Certes, Ramadan n’explique nulle part en quoi l’ouverture de l’identité religieuse (musulmane) à la lutte globale contre la mondialisation néolibérale, les multiples formes d’injustices et l’oppression des femmes sont riches de « promesses universalistes ». Il sait trop bien que l’Universel est aujourd’hui en crise, et que nul ne sait plus le définir, si ce n’est comme un Universalisable. Mais le mot sonne bien, d’autant mieux, d’ailleurs, qu’il permet de pointer l’idée que la religion musulmane serait plus proche de l’Universel que l’identité juive. En effet, dans cette approche de l’Universel, l’identité juive aurait un effort interne à faire, elle devrait se dépasser, tandis que la religion musulmane, elle, n’aurait rien à changer.

En fin d’article, Ramadan reproduit son parallèle entre les deux « autres voix », la juive et l’arabe et/ou musulmane, non sans fixer les tâches principales de l’une et de l’autre. Pour la première, se dépasser signifierait libérer la critique d’Israël. Pour la seconde, ce serait faire respecter l’islam et oser la critique des dictatures et des extrémismes islamiques. A quoi il ajoute la tâche de l’Universel altermondialiste (illustré en la matière par le Forum Social Européen / FSE) qui serait de refuser la judéophobie et l’islamophobie et de dénoncer les injustices.

Et de souligner que « le FSE ne doit être, en soi, ni pro palestinien ni anti-israélien ».
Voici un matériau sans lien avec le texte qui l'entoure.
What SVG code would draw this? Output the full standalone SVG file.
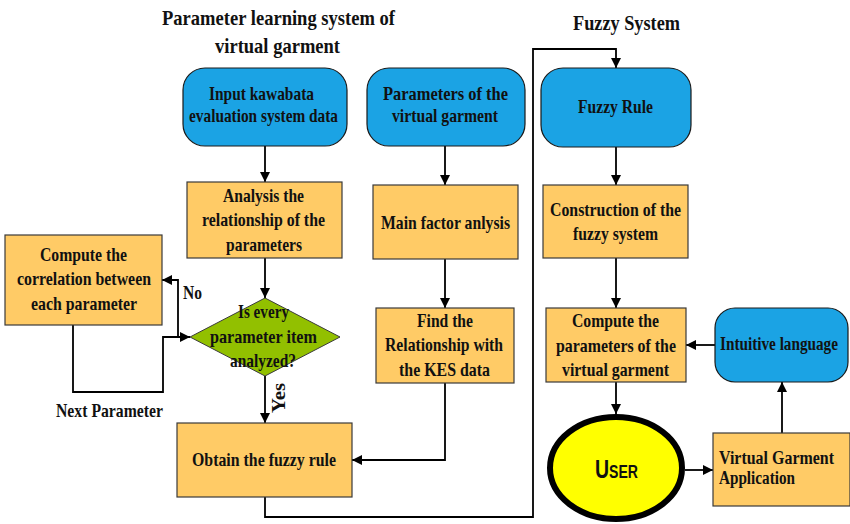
<svg xmlns="http://www.w3.org/2000/svg" width="850" height="524" viewBox="0 0 850 524">
  <defs>
    <marker id="arrow" viewBox="0 0 10 10" refX="10" refY="5" markerWidth="10" markerHeight="10" markerUnits="userSpaceOnUse" orient="auto">
      <path d="M0,0 L10,5 L0,10 Z" fill="#000"/>
    </marker>
    <style>
      .t { font-family: "Liberation Serif", "Times New Roman", serif; font-weight: bold; font-size: 19px; fill: #111; }
      .h { font-family: "Liberation Serif", "Times New Roman", serif; font-weight: bold; font-size: 22px; fill: #111; }
      .blue { fill: #1BA3E4; stroke: #1a1a1a; stroke-width: 1.2; }
      .orange { fill: #FFCB66; stroke: #3a3a3a; stroke-width: 1.2; }
      .green { fill: #92C000; stroke: #3a3a3a; stroke-width: 1; }
      .c { fill: none; stroke: #000; stroke-width: 1.8; }
      .ca { fill: none; stroke: #000; stroke-width: 1.8; marker-end: url(#arrow); }
    </style>
  </defs>
  <rect width="850" height="524" fill="#fff"/>

  <!-- section titles -->
  <g id="titles">
    <text class="h" x="162" y="25" textLength="233" lengthAdjust="spacingAndGlyphs">Parameter learning system of</text>
    <text class="h" x="215" y="53" textLength="125" lengthAdjust="spacingAndGlyphs">virtual garment</text>
    <text class="h" x="573" y="30" textLength="107" lengthAdjust="spacingAndGlyphs">Fuzzy System</text>
  </g>

  <!-- connectors -->
  <g id="connectors">
    <line class="ca" x1="265" y1="146" x2="265" y2="182"/>
    <line class="ca" x1="265" y1="258" x2="265" y2="298"/>
    <line class="ca" x1="265" y1="376" x2="265" y2="423"/>
    <!-- loop back from the correlation step -->
    <polyline class="ca" points="73,325 73,392 163,392 163,337 190,337"/>
    <!-- "No" branch -->
    <polyline class="ca" points="178,337 178,280 162,280"/>
    <line class="ca" x1="445" y1="146" x2="445" y2="185"/>
    <line class="ca" x1="445" y1="259" x2="445" y2="308"/>
    <polyline class="ca" points="445,383 445,460 352,460"/>
    <!-- fuzzy rule handed over to the fuzzy system -->
    <polyline class="ca" points="265,497 265,517 533,517 533,49 616,49 616,68"/>
    <line class="ca" x1="616" y1="147" x2="616" y2="185"/>
    <line class="ca" x1="616" y1="258" x2="616" y2="308"/>
    <line class="ca" x1="616" y1="382" x2="616" y2="414"/>
    <line class="ca" x1="715" y1="345" x2="686" y2="345"/>
    <line class="ca" x1="685" y1="470" x2="713" y2="470"/>
    <line class="ca" x1="782" y1="433" x2="782" y2="382"/>
  </g>

  <g id="input-kes">
    <rect class="blue" x="183" y="68" width="164" height="78" rx="22"/>
    <text class="t" x="209" y="100" textLength="105" lengthAdjust="spacingAndGlyphs">Input kawabata</text>
    <text class="t" x="189" y="122" textLength="149" lengthAdjust="spacingAndGlyphs">evaluation system data</text>
  </g>

  <g id="garment-params">
    <rect class="blue" x="367" y="68" width="158" height="78" rx="22"/>
    <text class="t" x="383" y="100" textLength="125" lengthAdjust="spacingAndGlyphs">Parameters of  the</text>
    <text class="t" x="392" y="122" textLength="106" lengthAdjust="spacingAndGlyphs">virtual garment</text>
  </g>

  <g id="analysis">
    <rect class="orange" x="187" y="182" width="155" height="76"/>
    <text class="t" x="223" y="202" textLength="81" lengthAdjust="spacingAndGlyphs">Analysis the</text>
    <text class="t" x="202" y="226" textLength="123" lengthAdjust="spacingAndGlyphs">relationship of the</text>
    <text class="t" x="226" y="251" textLength="76" lengthAdjust="spacingAndGlyphs">parameters</text>
  </g>

  <g id="correlation">
    <rect class="orange" x="5" y="235" width="157" height="90"/>
    <text class="t" x="40" y="261" textLength="87" lengthAdjust="spacingAndGlyphs">Compute the</text>
    <text class="t" x="17" y="285" textLength="134" lengthAdjust="spacingAndGlyphs">correlation between</text>
    <text class="t" x="31" y="310" textLength="106" lengthAdjust="spacingAndGlyphs">each parameter</text>
  </g>

  <g id="decision">
    <polygon class="green" points="265,298 340,337 265,376 190,337"/>
    <text class="t" x="238" y="318" textLength="51" lengthAdjust="spacingAndGlyphs">Is every</text>
    <text class="t" x="210" y="343" textLength="107" lengthAdjust="spacingAndGlyphs">parameter  item</text>
    <text class="t" x="230" y="367" textLength="66" lengthAdjust="spacingAndGlyphs">analyzed?</text>
  </g>

  <g id="labels">
    <text class="t" x="183" y="299" textLength="19" lengthAdjust="spacingAndGlyphs">No</text>
    <text class="t" x="56" y="417" textLength="107" lengthAdjust="spacingAndGlyphs">Next Parameter</text>
    <text class="t" transform="translate(285,413) rotate(-90)" x="0" y="0" textLength="30" lengthAdjust="spacingAndGlyphs">Yes</text>
  </g>

  <g id="main-factor">
    <rect class="orange" x="373" y="185" width="145" height="74"/>
    <text class="t" x="381" y="229" textLength="129" lengthAdjust="spacingAndGlyphs">Main factor anlysis</text>
  </g>

  <g id="kes-relation">
    <rect class="orange" x="376" y="308" width="138" height="75"/>
    <text class="t" x="417" y="327" textLength="56" lengthAdjust="spacingAndGlyphs">Find the</text>
    <text class="t" x="385" y="351" textLength="118" lengthAdjust="spacingAndGlyphs">Relationship with</text>
    <text class="t" x="399" y="376" textLength="91" lengthAdjust="spacingAndGlyphs">the KES data</text>
  </g>

  <g id="obtain-rule">
    <rect class="orange" x="177" y="423" width="175" height="74"/>
    <text class="t" x="192" y="466" textLength="144" lengthAdjust="spacingAndGlyphs">Obtain the fuzzy rule</text>
  </g>

  <g id="fuzzy-rule">
    <rect class="blue" x="541" y="68" width="150" height="79" rx="22"/>
    <text class="t" x="578" y="113" textLength="75" lengthAdjust="spacingAndGlyphs">Fuzzy Rule</text>
  </g>

  <g id="construction">
    <rect class="orange" x="543" y="185" width="145" height="73"/>
    <text class="t" x="550" y="216" textLength="131" lengthAdjust="spacingAndGlyphs">Construction of the</text>
    <text class="t" x="573" y="240" textLength="85" lengthAdjust="spacingAndGlyphs">fuzzy system</text>
  </g>

  <g id="compute-params">
    <rect class="orange" x="546" y="308" width="140" height="74"/>
    <text class="t" x="572" y="327" textLength="87" lengthAdjust="spacingAndGlyphs">Compute the</text>
    <text class="t" x="556" y="352" textLength="120" lengthAdjust="spacingAndGlyphs">parameters of the</text>
    <text class="t" x="562" y="376" textLength="107" lengthAdjust="spacingAndGlyphs">virtual garment</text>
  </g>

  <g id="intuitive">
    <rect class="blue" x="715" y="308" width="133" height="74" rx="20"/>
    <!-- condensed horizontally to fit the narrow box -->
    <text class="t" transform="translate(720,350) scale(0.8,1)" x="0" y="0" textLength="147.5" lengthAdjust="spacingAndGlyphs">Intuitive language</text>
  </g>

  <g id="user">
    <ellipse cx="616" cy="468" rx="66" ry="51" fill="#FFFF00" stroke="#000" stroke-width="6"/>
    <text x="595" y="478" textLength="43" lengthAdjust="spacingAndGlyphs" style="font-family: 'Liberation Sans', Arial, sans-serif; font-weight: bold; font-size: 25px; font-variant: small-caps; fill: #111;">User</text>
  </g>

  <g id="garment-app">
    <rect class="orange" x="713" y="433" width="137" height="73"/>
    <text class="t" transform="translate(719,464) scale(0.8,1)" x="0" y="0" textLength="143.75" lengthAdjust="spacingAndGlyphs">Virtual  Garment</text>
    <text class="t" transform="translate(719,484) scale(0.8,1)" x="0" y="0" textLength="95" lengthAdjust="spacingAndGlyphs">Application</text>
  </g>
</svg>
Malheureusement pour l’auteur, cette neutralité n’est qu’apparente. En effet, si au moment de dénoncer les autorités politiques où sévissent les injustices, Ramadan cite la Russie, la Chine et l’Arabie Saoudite, il tient à citer également Israël, écartant délibérément l’Autorité Palestinienne de sa liste. La fin de son article est donc bel et bien pro palestinienne…
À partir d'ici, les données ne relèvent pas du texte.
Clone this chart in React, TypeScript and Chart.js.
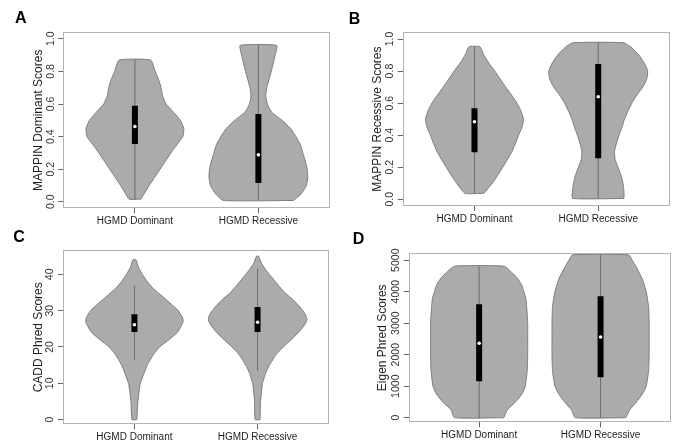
import React, { useEffect, useRef } from 'react';
import { Chart, registerables } from 'chart.js';

Chart.register(...registerables);

const FONT = '"Liberation Sans", Arial, Helvetica, sans-serif';

const categories = ['HGMD Dominant', 'HGMD Recessive'];
const categoryPositions = [1, 2];

// ---------- Panel A : MAPPIN Dominant Scores ----------
const aTicks = [0, 0.2, 0.4, 0.6, 0.8, 1.0];
const aDomLevels = [0.016, 0.05, 0.1, 0.15, 0.2, 0.25, 0.3, 0.35, 0.4, 0.45, 0.5, 0.55, 0.6, 0.65, 0.7, 0.75, 0.8, 0.87];
const aDomDensity = [0.12, 0.19, 0.29, 0.4, 0.51, 0.62, 0.73, 0.85, 0.97, 0.99, 0.92, 0.78, 0.63, 0.56, 0.53, 0.48, 0.41, 0.32];
const aDomBox = [0.355, 0.462, 0.59];
const aDomWhisker = [0.016, 0.87];
const aRecLevels = [0.008, 0.05, 0.1, 0.15, 0.2, 0.25, 0.3, 0.35, 0.4, 0.45, 0.5, 0.55, 0.6, 0.65, 0.7, 0.8, 0.9, 0.96];
const aRecDensity = [0.71, 0.87, 0.97, 1.0, 0.99, 0.95, 0.9, 0.85, 0.76, 0.65, 0.48, 0.27, 0.18, 0.15, 0.17, 0.26, 0.34, 0.37];
const aRecBox = [0.115, 0.288, 0.538];
const aRecWhisker = [0.008, 0.96];

// ---------- Panel B : MAPPIN Recessive Scores ----------
const bTicks = [0, 0.2, 0.4, 0.6, 0.8, 1.0];
const bDomLevels = [0.037, 0.1, 0.15, 0.2, 0.25, 0.3, 0.35, 0.4, 0.45, 0.5, 0.55, 0.6, 0.65, 0.7, 0.75, 0.8, 0.85, 0.9, 0.952];
const bDomDensity = [0.19, 0.36, 0.47, 0.57, 0.67, 0.76, 0.83, 0.89, 0.96, 0.99, 0.94, 0.86, 0.75, 0.63, 0.52, 0.41, 0.29, 0.19, 0.11];
const bDomBox = [0.293, 0.484, 0.568];
const bDomWhisker = [0.037, 0.952];
const bRecLevels = [0.005, 0.05, 0.1, 0.15, 0.2, 0.25, 0.3, 0.35, 0.4, 0.45, 0.5, 0.55, 0.6, 0.65, 0.7, 0.75, 0.8, 0.85, 0.9, 0.95, 0.977];
const bRecDensity = [0.52, 0.52, 0.5, 0.46, 0.4, 0.34, 0.33, 0.37, 0.42, 0.48, 0.53, 0.6, 0.68, 0.78, 0.9, 0.98, 1.0, 0.93, 0.82, 0.66, 0.51];
const bRecBox = [0.256, 0.64, 0.844];
const bRecWhisker = [0.005, 0.977];

// ---------- Panel C : CADD Phred Scores ----------
const cTicks = [0, 10, 20, 30, 40];
const cDomLevels = [0, 5, 10, 15, 18, 20, 22, 24, 26, 27, 28, 30, 32, 34, 36, 38, 40, 42, 44];
const cDomDensity = [0.05, 0.07, 0.12, 0.26, 0.39, 0.51, 0.7, 0.87, 0.96, 0.99, 0.98, 0.89, 0.73, 0.56, 0.39, 0.26, 0.16, 0.08, 0.03];
const cDomBox = [24.1, 26.1, 29.0];
const cDomWhisker = [16.3, 36.8];
const cRecLevels = [0, 5, 10, 13, 15, 18, 20, 22, 24, 26, 27.5, 29, 31, 33, 35, 37, 39, 41, 43, 45];
const cRecDensity = [0.05, 0.06, 0.1, 0.17, 0.24, 0.38, 0.52, 0.68, 0.83, 0.95, 1.0, 0.97, 0.86, 0.72, 0.55, 0.42, 0.3, 0.18, 0.08, 0.02];
const cRecBox = [24.1, 26.8, 31.0];
const cRecWhisker = [13.4, 41.6];

// ---------- Panel D : Eigen Phred Scores ----------
const dTicks = [0, 1000, 2000, 3000, 4000, 5000];
const dDomLevels = [0, 250, 500, 750, 1000, 1500, 2000, 2500, 3000, 3500, 3800, 4000, 4200, 4400, 4600, 4810];
const dDomDensity = [0.51, 0.58, 0.75, 0.88, 0.95, 0.99, 1.0, 1.0, 1.0, 0.98, 0.96, 0.92, 0.88, 0.8, 0.68, 0.51];
const dDomBox = [1155, 2362, 3602];
const dDomWhisker = [0, 4810];
const dRecLevels = [0, 250, 500, 750, 1000, 1500, 2000, 2500, 3000, 3500, 4000, 4400, 4800, 5000, 5170];
const dRecDensity = [0.52, 0.6, 0.74, 0.86, 0.94, 0.99, 1.0, 1.0, 1.0, 0.99, 0.94, 0.86, 0.73, 0.65, 0.58];
const dRecBox = [1282, 2564, 3856];
const dRecWhisker = [0, 5170];

type Group = { levels: number[]; density: number[]; box: number[]; whisker: number[] };
type Panel = {
  letter: string;
  letterPos: [number, number];
  yTitle: string;
  yTicks: number[];
  yMin: number;
  yMax: number;
  decimals: number;
  groups: Group[];
  canvas: { left: number; top: number; w: number; h: number };
  area: { left: number; top: number; right: number; bottom: number };
  titleCenter: number;
};

const panels: Panel[] = [
  {
    letter: 'A', letterPos: [15, 11.7], yTitle: 'MAPPIN Dominant Scores', yTicks: aTicks, yMin: -0.04, yMax: 1.04, decimals: 1,
    groups: [
      { levels: aDomLevels, density: aDomDensity, box: aDomBox, whisker: aDomWhisker },
      { levels: aRecLevels, density: aRecDensity, box: aRecBox, whisker: aRecWhisker },
    ],
    canvas: { left: 0, top: 0, w: 338, h: 240 },
    area: { left: 63.3, top: 32.3, right: 330, bottom: 208.3 },
    titleCenter: 39,
  },
  {
    letter: 'B', letterPos: [348.7, 13], yTitle: 'MAPPIN Recessive Scores', yTicks: bTicks, yMin: -0.042, yMax: 1.042, decimals: 1,
    groups: [
      { levels: bDomLevels, density: bDomDensity, box: bDomBox, whisker: bDomWhisker },
      { levels: bRecLevels, density: bRecDensity, box: bRecBox, whisker: bRecWhisker },
    ],
    canvas: { left: 336, top: 0, w: 340, h: 240 },
    area: { left: 66.7, top: 32.3, right: 334, bottom: 206 },
    titleCenter: 41.3,
  },
  {
    letter: 'C', letterPos: [13.3, 231], yTitle: 'CADD Phred Scores', yTicks: cTicks, yMin: -1.27, yMax: 46.6, decimals: 0,
    groups: [
      { levels: cDomLevels, density: cDomDensity, box: cDomBox, whisker: cDomWhisker },
      { levels: cRecLevels, density: cRecDensity, box: cRecBox, whisker: cRecWhisker },
    ],
    canvas: { left: 0, top: 221, w: 338, h: 221 },
    area: { left: 63, top: 29.3, right: 329, bottom: 203.3 },
    titleCenter: 38.3,
  },
  {
    letter: 'D', letterPos: [352.7, 233.3], yTitle: 'Eigen Phred Scores', yTicks: dTicks, yMin: -146, yMax: 5219, decimals: 0,
    groups: [
      { levels: dDomLevels, density: dDomDensity, box: dDomBox, whisker: dDomWhisker },
      { levels: dRecLevels, density: dRecDensity, box: dRecBox, whisker: dRecWhisker },
    ],
    canvas: { left: 336, top: 221, w: 340, h: 221 },
    area: { left: 72.7, top: 32.3, right: 335, bottom: 201.3 },
    titleCenter: 47,
  },
];

const VIOLIN_HALF = 0.4;
const TICK_FONT_SIZE = 10.5;
const TITLE_FONT_SIZE = 12;
const LABEL_FONT_SIZE = 10;

function outline(center: number, levels: number[], density: number[]) {
  const right = levels.map((y, i) => ({ x: center + VIOLIN_HALF * density[i], y }));
  const left = levels.map((y, i) => ({ x: center - VIOLIN_HALF * density[i], y })).reverse();
  return [...right, ...left, right[0]];
}

const framePlugin = {
  id: 'frame',
  afterDraw(chart: any) {
    const { ctx, chartArea: a } = chart;
    ctx.save();
    ctx.strokeStyle = '#b4b4b4';
    ctx.lineWidth = 1;
    const l = Math.round(a.left) + 0.5;
    const t = Math.round(a.top) + 0.5;
    const r = Math.round(a.right) - 0.5;
    const b = Math.round(a.bottom) - 0.5;
    ctx.strokeRect(l, t, r - l, b - t);
    ctx.restore();
  },
};

function measureWidest(labels: string[]) {
  const c = document.createElement('canvas').getContext('2d')!;
  c.font = `${TICK_FONT_SIZE}px ${FONT}`;
  return Math.max(...labels.map((s) => c.measureText(s).width));
}

function ViolinPanel({ p }: { p: Panel }) {
  const ref = useRef<HTMLCanvasElement | null>(null);
  useEffect(() => {
    if (!ref.current) return;
    const fmt = (v: number) => v.toFixed(p.decimals);
    const widest = measureWidest(p.yTicks.map(fmt));
    const tickLen = 5;
    const labelCenterGap = 12.5;
    const yTickPadding = labelCenterGap - tickLen - widest / 2;
    const titleLine = TITLE_FONT_SIZE * 1.2;

    const datasets: any[] = [];
    p.groups.forEach((g, gi) => {
      const c = categoryPositions[gi];
      datasets.push({
        label: categories[gi] + ' violin',
        data: outline(c, g.levels, g.density),
        showLine: true,
        fill: 'shape',
        backgroundColor: '#ababab',
        borderColor: '#7c7c7c',
        borderWidth: 1,
        pointRadius: 0,
        tension: 0.15,
        order: 4,
      });
      datasets.push({
        label: categories[gi] + ' whisker',
        data: [{ x: c, y: g.whisker[0] }, { x: c, y: g.whisker[1] }],
        showLine: true,
        borderColor: '#6a6a6a',
        borderWidth: 1,
        pointRadius: 0,
        order: 3,
      });
      datasets.push({
        label: categories[gi] + ' box',
        data: [{ x: c, y: g.box[0] }, { x: c, y: g.box[2] }],
        showLine: true,
        borderColor: '#000000',
        borderWidth: 6,
        borderCapStyle: 'butt',
        pointRadius: 0,
        order: 2,
      });
      datasets.push({
        label: categories[gi] + ' median',
        data: [{ x: c, y: g.box[1] }],
        showLine: false,
        pointRadius: 1.8,
        pointBackgroundColor: '#ffffff',
        pointBorderWidth: 0,
        order: 1,
      });
    });

    const chart = new Chart(ref.current, {
      type: 'scatter',
      data: { datasets },
      plugins: [framePlugin],
      options: {
        animation: false,
        responsive: false,
        devicePixelRatio: 1,
        events: [],
        layout: {
          padding: { left: 0, top: p.area.top, right: p.canvas.w - p.area.right, bottom: 0 },
        },
        plugins: { legend: { display: false }, tooltip: { enabled: false }, title: { display: false } },
        scales: {
          x: {
            type: 'linear',
            min: 0.42,
            max: 2.58,
            afterBuildTicks: (s: any) => {
              s.ticks = categoryPositions.map((v) => ({ value: v }));
            },
            afterFit: (s: any) => {
              s.height = p.canvas.h - p.area.bottom;
            },
            ticks: {
              callback: (_v: any, i: number) => categories[i],
              font: { family: FONT, size: LABEL_FONT_SIZE },
              color: '#1e1e1e',
              padding: 2,
              maxRotation: 0,
              minRotation: 0,
              autoSkip: false,
            },
            grid: { display: true, drawOnChartArea: false, drawTicks: true, tickLength: tickLen, color: '#666666' },
            border: { display: false },
          },
          y: {
            type: 'linear',
            min: p.yMin,
            max: p.yMax,
            afterBuildTicks: (s: any) => {
              s.ticks = p.yTicks.map((v) => ({ value: v }));
            },
            afterFit: (s: any) => {
              s.width = p.area.left;
            },
            ticks: {
              callback: (v: any) => fmt(Number(v)),
              font: { family: FONT, size: TICK_FONT_SIZE },
              color: '#333333',
              minRotation: 90,
              maxRotation: 90,
              crossAlign: 'center',
              padding: yTickPadding,
              autoSkip: false,
            },
            title: {
              display: true,
              text: p.yTitle,
              color: '#1e1e1e',
              font: { family: FONT, size: TITLE_FONT_SIZE },
              padding: { top: p.titleCenter - titleLine / 2, bottom: 0 },
            },
            grid: { display: true, drawOnChartArea: false, drawTicks: true, tickLength: tickLen, color: '#666666' },
            border: { display: false },
          },
        },
      } as any,
    });
    return () => chart.destroy();
  }, [p]);

  return (
    <canvas
      ref={ref}
      width={p.canvas.w}
      height={p.canvas.h}
      style={{
        position: 'absolute',
        left: p.canvas.left,
        top: p.canvas.top,
        width: p.canvas.w,
        height: p.canvas.h,
      }}
    />
  );
}

export default function App() {
  return (
    <div
      style={{
        position: 'absolute',
        left: 0,
        top: 0,
        width: 676,
        height: 442,
        background: '#ffffff',
        overflow: 'hidden',
      }}
    >
      {panels.map((p) => (
        <ViolinPanel key={p.letter} p={p} />
      ))}
      {panels.map((p) => (
        <div
          key={'L' + p.letter}
          style={{
            position: 'absolute',
            left: p.letterPos[0],
            top: p.letterPos[1] - 2.1,
            fontFamily: FONT,
            fontWeight: 'bold',
            fontSize: 16,
            lineHeight: '16px',
            color: '#000',
          }}
        >
          {p.letter}
        </div>
      ))}
    </div>
  );
}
A partir du moment où l’on se rend compte que cet article vise à dédouaner l’Autorité Palestinienne de toute responsabilité d’injustice, on se met à le lire à rebours.

Tout à coup apparaissent les nombreux glissements de sens et d’expressions qui indiquent un manque évident de rigueur, pour ne pas dire une manipulation de la pensée.

Chacun sait, par exemple, qu’en France existe un « Colloque des intellectuels juifs de langue française ». Il est donc totalement aberrant de mentionner que « l’on ne peut parler d’intellectuels juifs » sans risquer de prêter le flanc au soupçon d’antisémitisme « . La ficelle est un peu grosse. A moins que, lorsqu’on utilise cette expression, c’est pour dire quelque chose de spécifiquement péjoratif sur ces intellectuels, par exemple qu’ils défendent un particularisme incompatible avec cette » France qui a changé " (sous-entendu, la récente immigration arabe et/ou musulmane permet à la France de découvrir que le particularisme juif pose problème).

Chacun sait également que « intellectuel juif » n’est pas synonyme de « intellectuel pro israélien ». Mais l’utilisation du glissement de l’un à l’autre a une fonction spécifique dans l’article de Ramadan : passer de la question de l’antisémitisme à celle de l’anti-sionisme, sous le prétexte qu’être pro israélien serait nécessairement pousser au repli communautaire juif et à la séparation avec la citoyenneté française.

Ce glissement n’a vraiment aucun sens. Il érige le point de vue personnel (et, au-delà du Quai d’Orsay) sur la politique israélienne en critère d’appartenance identitaire et en critère de division entre Juifs qui seraient français d’abord, juifs ensuite, Juifs qui seraient français d’abord et qui pour s’affirmer juifs devraient critiquer Israël, et Juifs, qui ne critiquant pas Israël, pourraient être soupçonnés d’être des Juifs infidèles à la France.

A moins que ce glissement ne vise, au-delà de la confusion, à donner à croire que le but des « intellectuels pro israéliens » est de définir l’identité française par le parti pris pro israélien, bref de la dissoudre dans une sorte d’identité pro israélienne, moyennant quoi ceux qui s’y refuseraient, d’abord les Juifs qui ne soutiennent pas Israël, puis les autres Français, tous les autres, commenceraient par être pris en otage.

Ce qui est intéressant, dans un tel article, c’est de voir comment les reproches « classiques » faits aux Juifs sont reformulés par un philosophe islamologue aujourd’hui. Les questions (totalement incompatibles avec l’universalisme) : Qu’est-ce qu’un bon Juif ? La bipatridie est-elle tolérable et à quelles conditions ? sont de retour.

Que certains Juifs tombent dans le panneau de ces questions ne prouve pas qu’elles sont sensées. Le plus difficile est de se soustraire à la détermination de l’identité juive par des critères extérieurs. En appui sur « l’Autre voix juive », Tariq Ramadan se paie le luxe de proposer ses critères. Il est surprenant, pour ne pas dire plus, que son discours ne soit pas ramené à sa juste mesure : l’équilibrisme d’un intellectuel qui veut faire progresser l’islam en projetant sur l’identité juive les problèmes que, du fait de sa propre décision, cette religion doit résoudre.